For China to ensure that African nations play catch-up to economic growth and development, the Chinese need to preach the gospel of economic restructuring that is based on strong institutions and effective incentivization. In any case, the Chinese are propagating foolhardy economics by giving finances to most countries that are victims of weak institutions and poor incentives.
The Sino-Africa economic cooperation is set to be victimized by two issues; China’s slowing economy and the use of Chinese firms and labor especially when carrying out the infrastructural development projects. Acute economic dependence cultivates a ground that is prone to intense exogenous shocks. The slackening of the Chinese economy implies that the economic growth rates of the African countries will be wholly jeopardized. The resolve by the Chinese to use their own firms and labor is an economic manacle that is bound to stagnate the development of Africa’s firms and human capital.
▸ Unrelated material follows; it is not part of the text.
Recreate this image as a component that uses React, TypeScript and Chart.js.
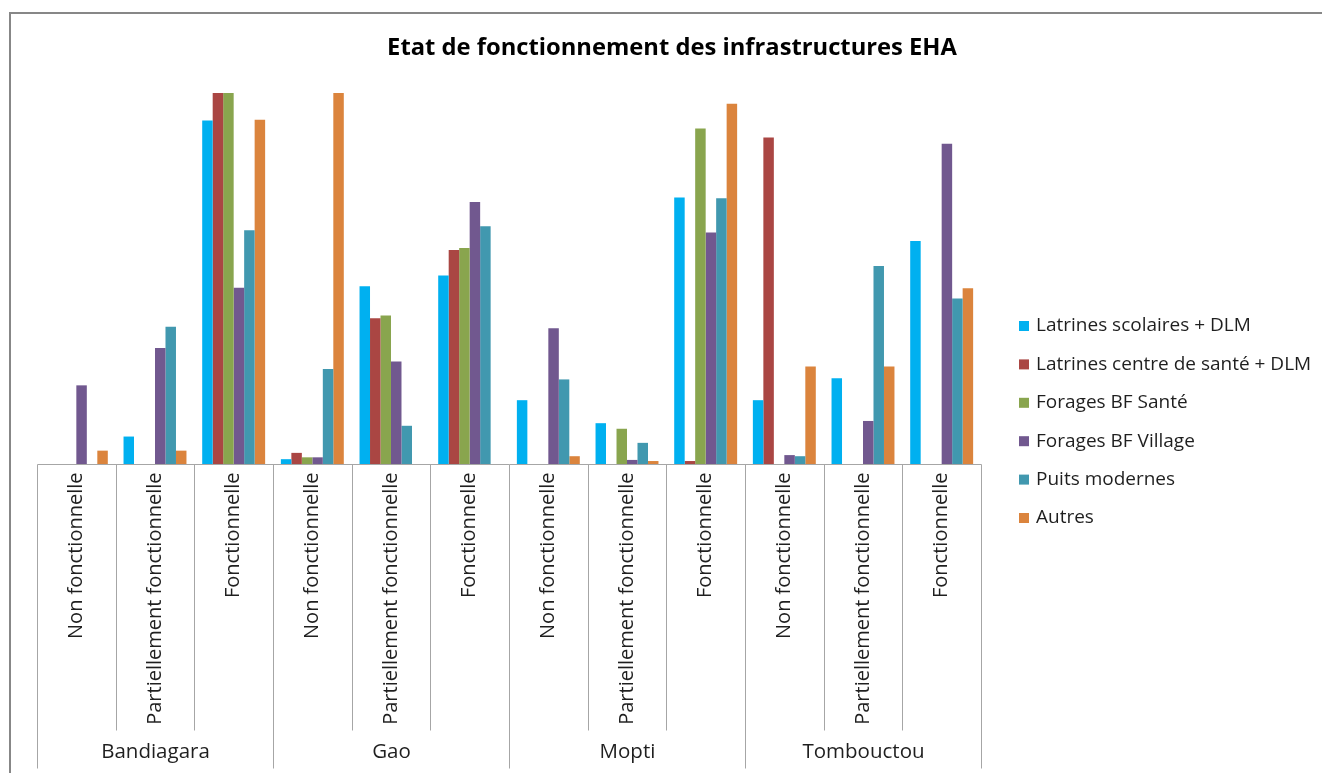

The above two have an implication that Africa’s economic prosperity is held at ransom by the Chinese. If China was to employ the services of the African firms and labor, then this capacity-building approach could enhance an African-driven economic approach. However, the use of Chinese firms and labor is a strategy meant to enhance Africa’s economic dependence on China for eternity. For Africa to emerge as a new economic frontier, it is upon Africans to own this dream and reduce the reliance on external aid. Even China’s economic development was partly due to the withdrawal of the East Bloc technical aid.